Die SPD feiert Martin Schulz als neuen Hoffnungsträger –​ doch nach seiner ersten großen Rede als Kandidat sind immer noch viele Fragen offen. Wofür steht Schulz innenpolitisch?

Oppermann: Martin Schulz hat eine fantastische Rede gehalten, die der Aufbruchstimmung nochmal einen kräftigen Schub gegeben hat. Das war ein gelungener Start. Martin Schulz steht insbesondere dafür, dass das Leben der hart arbeitenden Menschen und ihrer Familien absoluter Mittelpunkt unserer Politik sein muss. Er steht dafür, dass es bei der Steuer fair zugeht und auch die großen Konzerne hier in Deutschland ihren Teil zum Gemeinwohl beitragen müssen. Er steht dafür, dass Bildung von der Kita bis zur Uni kostenfrei sein muss. Er steht für bezahlbare Wohnungen für alle, für Parität in der Krankenversicherung und für eine Flüchtlingspolitik, die den Anspruch von Humanität und Sicherheit gleichermaßen erfüllt. Und er steht für klare Kante gegen Rechts. Er bricht die großen Fragen der Politik herunter auf den konkreten Alltag der Bürgerinnen und Bürger. Martin Schulz hat die Fähigkeit, auch Menschen anzusprechen, die sich enttäuscht von der Politik abgewendet haben.

Auf welche Themen muss vor allem gesetzt werden?

Oppermann: Deutschland muss gerechter und sicherer werden. Wohlstand hängt nicht nur von einer starken Wirtschaft ab, sondern auch davon, ob es gerecht zugeht im Land, ob die Menschen ohne Angst vor Terror und Gewalt leben können und ob alle eine faire Chance haben, aus ihrem Leben etwas zu machen. Wir bringen alles unter einen Hut. Genau das hat Martin Schulz in seiner Rede deutlich gemacht.

Sehen Sie eine gute Basis für Rot-Rot-Grün nach der Bundestagswahl? Welche Alternative hat Schulz, um Kanzler zu werden?

Oppermann: Die SPD wird ohne jede Koalitionsaussage in den Wahlkampf gehen. Welche Mehrheiten es nach der Wahl am 24. September geben wird, entscheiden allein die Wählerinnen und Wähler.
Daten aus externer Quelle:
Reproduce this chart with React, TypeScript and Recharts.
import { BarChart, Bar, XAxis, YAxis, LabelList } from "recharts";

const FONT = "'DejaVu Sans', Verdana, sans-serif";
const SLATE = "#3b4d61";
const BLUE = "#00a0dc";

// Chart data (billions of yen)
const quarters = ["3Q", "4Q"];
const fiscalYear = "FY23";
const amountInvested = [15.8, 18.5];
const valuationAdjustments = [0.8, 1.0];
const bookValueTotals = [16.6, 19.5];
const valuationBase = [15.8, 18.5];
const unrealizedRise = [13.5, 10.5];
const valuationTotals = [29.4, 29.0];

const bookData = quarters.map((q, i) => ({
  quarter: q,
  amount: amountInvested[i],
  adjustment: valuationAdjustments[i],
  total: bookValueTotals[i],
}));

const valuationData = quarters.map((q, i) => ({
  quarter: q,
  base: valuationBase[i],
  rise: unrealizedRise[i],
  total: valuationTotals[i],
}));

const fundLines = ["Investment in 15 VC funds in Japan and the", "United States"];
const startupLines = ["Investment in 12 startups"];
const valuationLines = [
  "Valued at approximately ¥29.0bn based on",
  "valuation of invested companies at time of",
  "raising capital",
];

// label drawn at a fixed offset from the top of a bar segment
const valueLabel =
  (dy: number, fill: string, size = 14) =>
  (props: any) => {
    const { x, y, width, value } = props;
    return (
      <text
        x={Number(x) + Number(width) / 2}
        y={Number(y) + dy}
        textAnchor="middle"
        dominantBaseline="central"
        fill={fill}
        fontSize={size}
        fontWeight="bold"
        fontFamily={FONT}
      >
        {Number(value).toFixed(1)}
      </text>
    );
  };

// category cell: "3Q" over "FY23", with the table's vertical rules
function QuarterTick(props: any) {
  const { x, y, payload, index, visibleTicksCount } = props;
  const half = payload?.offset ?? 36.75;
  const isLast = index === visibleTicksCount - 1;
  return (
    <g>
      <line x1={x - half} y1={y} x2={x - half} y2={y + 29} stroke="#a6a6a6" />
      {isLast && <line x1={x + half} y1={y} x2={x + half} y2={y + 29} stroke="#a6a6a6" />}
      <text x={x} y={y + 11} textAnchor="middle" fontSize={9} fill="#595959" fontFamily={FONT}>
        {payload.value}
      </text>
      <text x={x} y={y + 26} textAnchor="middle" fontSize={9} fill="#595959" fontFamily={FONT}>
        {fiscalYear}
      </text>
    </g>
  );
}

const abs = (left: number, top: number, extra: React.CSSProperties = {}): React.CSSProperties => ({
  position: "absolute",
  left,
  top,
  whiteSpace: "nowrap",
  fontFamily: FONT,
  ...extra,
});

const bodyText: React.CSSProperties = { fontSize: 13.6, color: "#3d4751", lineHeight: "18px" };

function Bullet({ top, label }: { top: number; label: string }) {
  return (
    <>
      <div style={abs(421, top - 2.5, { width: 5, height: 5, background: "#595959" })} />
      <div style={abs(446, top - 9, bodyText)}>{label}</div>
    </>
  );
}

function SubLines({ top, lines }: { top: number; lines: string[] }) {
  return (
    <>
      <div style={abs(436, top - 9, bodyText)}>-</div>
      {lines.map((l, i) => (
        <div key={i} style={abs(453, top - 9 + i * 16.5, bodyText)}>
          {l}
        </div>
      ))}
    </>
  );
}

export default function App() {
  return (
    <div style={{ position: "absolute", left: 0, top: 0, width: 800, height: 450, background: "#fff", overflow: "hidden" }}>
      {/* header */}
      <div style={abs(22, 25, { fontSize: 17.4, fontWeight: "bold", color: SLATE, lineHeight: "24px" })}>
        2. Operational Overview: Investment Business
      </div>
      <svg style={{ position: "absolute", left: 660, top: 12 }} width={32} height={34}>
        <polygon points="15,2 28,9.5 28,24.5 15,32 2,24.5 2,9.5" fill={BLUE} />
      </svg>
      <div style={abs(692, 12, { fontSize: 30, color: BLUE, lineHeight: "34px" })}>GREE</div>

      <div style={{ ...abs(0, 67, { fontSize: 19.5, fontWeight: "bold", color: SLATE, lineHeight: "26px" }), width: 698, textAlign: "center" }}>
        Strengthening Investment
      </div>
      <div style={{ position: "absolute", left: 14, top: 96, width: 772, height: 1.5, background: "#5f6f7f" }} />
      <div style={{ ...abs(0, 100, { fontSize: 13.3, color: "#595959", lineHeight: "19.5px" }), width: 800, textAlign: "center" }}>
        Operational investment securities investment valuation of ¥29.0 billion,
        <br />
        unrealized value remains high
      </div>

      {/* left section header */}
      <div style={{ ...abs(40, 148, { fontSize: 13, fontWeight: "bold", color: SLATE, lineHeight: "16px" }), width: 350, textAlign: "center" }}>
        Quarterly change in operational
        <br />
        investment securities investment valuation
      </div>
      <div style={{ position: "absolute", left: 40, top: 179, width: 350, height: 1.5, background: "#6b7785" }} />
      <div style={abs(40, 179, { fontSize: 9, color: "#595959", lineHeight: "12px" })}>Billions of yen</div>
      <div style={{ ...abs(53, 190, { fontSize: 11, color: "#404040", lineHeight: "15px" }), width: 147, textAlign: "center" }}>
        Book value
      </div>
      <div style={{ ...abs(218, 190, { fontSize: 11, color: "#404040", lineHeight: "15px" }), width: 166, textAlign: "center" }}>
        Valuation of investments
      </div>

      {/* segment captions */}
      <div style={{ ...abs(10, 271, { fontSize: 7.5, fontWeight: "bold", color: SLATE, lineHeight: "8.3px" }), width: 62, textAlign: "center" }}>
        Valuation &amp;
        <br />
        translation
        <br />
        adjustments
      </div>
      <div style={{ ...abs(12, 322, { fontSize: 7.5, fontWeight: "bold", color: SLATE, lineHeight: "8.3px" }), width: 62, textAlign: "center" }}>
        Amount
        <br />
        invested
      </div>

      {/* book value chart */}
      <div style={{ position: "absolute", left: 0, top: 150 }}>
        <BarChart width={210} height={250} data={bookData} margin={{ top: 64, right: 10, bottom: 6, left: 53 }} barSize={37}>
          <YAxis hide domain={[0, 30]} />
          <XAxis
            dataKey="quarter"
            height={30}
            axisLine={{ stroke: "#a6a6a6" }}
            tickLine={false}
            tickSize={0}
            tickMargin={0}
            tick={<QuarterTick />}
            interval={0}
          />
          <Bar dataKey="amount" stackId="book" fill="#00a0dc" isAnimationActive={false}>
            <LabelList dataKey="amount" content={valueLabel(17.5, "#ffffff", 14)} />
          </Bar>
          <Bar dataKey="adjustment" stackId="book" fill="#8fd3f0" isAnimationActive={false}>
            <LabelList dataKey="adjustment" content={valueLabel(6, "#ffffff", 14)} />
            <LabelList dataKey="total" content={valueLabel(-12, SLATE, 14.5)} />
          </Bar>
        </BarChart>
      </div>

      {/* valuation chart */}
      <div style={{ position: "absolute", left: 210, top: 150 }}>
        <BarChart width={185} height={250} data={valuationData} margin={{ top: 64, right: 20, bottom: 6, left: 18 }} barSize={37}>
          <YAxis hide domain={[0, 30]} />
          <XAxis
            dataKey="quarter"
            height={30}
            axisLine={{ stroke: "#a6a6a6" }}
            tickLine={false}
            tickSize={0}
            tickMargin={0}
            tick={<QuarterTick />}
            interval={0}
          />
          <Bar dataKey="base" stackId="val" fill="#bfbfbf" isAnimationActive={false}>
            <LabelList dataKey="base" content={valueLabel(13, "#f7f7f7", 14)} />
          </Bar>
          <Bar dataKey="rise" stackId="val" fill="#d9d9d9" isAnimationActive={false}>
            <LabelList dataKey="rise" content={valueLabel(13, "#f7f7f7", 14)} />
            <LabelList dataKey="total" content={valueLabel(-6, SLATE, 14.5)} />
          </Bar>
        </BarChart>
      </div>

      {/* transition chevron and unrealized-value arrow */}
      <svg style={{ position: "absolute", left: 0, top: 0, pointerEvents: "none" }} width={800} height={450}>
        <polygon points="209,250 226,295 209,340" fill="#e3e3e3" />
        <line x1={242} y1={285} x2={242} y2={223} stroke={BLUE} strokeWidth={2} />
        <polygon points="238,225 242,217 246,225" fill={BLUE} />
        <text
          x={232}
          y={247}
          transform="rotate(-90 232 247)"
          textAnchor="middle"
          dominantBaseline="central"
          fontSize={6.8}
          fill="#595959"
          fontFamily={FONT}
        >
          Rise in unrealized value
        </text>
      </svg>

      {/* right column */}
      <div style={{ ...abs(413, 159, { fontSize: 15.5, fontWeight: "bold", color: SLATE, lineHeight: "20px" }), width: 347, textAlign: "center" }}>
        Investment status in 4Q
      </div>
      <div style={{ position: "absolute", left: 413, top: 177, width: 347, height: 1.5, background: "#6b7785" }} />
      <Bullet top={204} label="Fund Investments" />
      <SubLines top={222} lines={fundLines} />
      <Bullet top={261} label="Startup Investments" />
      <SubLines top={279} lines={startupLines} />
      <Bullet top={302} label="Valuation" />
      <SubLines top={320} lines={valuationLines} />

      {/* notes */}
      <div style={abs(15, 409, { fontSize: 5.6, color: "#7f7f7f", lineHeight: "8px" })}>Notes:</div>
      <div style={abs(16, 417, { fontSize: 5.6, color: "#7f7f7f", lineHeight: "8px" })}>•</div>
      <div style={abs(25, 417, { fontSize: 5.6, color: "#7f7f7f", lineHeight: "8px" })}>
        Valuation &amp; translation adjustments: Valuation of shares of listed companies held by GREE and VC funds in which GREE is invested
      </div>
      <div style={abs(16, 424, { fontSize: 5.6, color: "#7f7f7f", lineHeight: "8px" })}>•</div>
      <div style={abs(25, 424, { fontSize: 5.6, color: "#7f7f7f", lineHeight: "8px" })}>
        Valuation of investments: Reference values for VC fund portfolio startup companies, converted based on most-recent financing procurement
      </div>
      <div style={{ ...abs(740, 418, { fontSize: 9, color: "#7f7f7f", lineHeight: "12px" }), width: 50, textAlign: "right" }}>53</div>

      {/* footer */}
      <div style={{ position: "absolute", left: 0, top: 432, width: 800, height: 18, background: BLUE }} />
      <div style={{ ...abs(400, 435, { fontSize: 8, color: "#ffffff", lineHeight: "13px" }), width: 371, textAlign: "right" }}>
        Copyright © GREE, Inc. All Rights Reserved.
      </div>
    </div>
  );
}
Wir wollen eine starke SPD, um möglichst viel von unseren Vorstellungen für die Zukunft unseres Landes durchzusetzen. 

Bislang kommt die SPD in den Umfragen nicht über 23 Prozent hinaus. Was ist bei der Bundestagswahl drin?

Oppermann: Wir legen gerade in Umfragen enorm zu. Darüber freuen wir uns, aber wir müssen uns noch ordentlich anstrengen. Es geht jetzt darum, das Vertrauen der Menschen zu gewinnen – mit einem glaubwürdigen Kandidaten, einem fortschrittlichen Programm und einer geschlossenen SPD. Wer 30 Prozent erreicht, hat die Chance auf das Kanzleramt. Das ist unser Ziel.

Was hat Schulz, was Sigmar Gabriel nicht hat?

Oppermann: Beides sind großartige Politiker, sind fantastische Redner und haben das Herz am richtigen Fleck. Und Martin Schulz hat die Chance, an der Spitze der SPD die Bundestagswahl zu gewinnen und Kanzler zu werden. Sigmar Gabriel hat ihm und der ganzen SPD diese Möglichkeit gegeben. Das war ein Schritt, der allerhöchsten Respekt verdient. Und diesen Respekt zollen wir ihm auch, das hat man heute beim Applaus gesehen.

Sie haben sich mit Gabriel vor laufender Kamera darüber gestritten, wer in der Fraktion als Erster reden darf, und waren zwar selbst informiert, aber sauer, dass die Fraktionsmitglieder den Verzicht auf die Kanzlerkandidatur aus den Medien erfahren haben. Sind Sie sicher, dass es im Wahlkampf keine Querschüsse von Gabriel gibt?

Oppermann: Ich habe die Szene im Fernsehen gesehen und musste lachen. Das war eine kurze Kabbelei, aber man konnte ja auch sehen, dass wir das in anderthalb Sekunden geregelt haben. Wenn man sich mag, geht das. CDU und CSU brauchen für sowas gleich einen Friedensgipfel. Sigmar Gabriel hat doch gerade bewiesen, wie sehr er sich im Dienst der Partei sieht, und wird mit aller Kraft Martin Schulz unterstützen.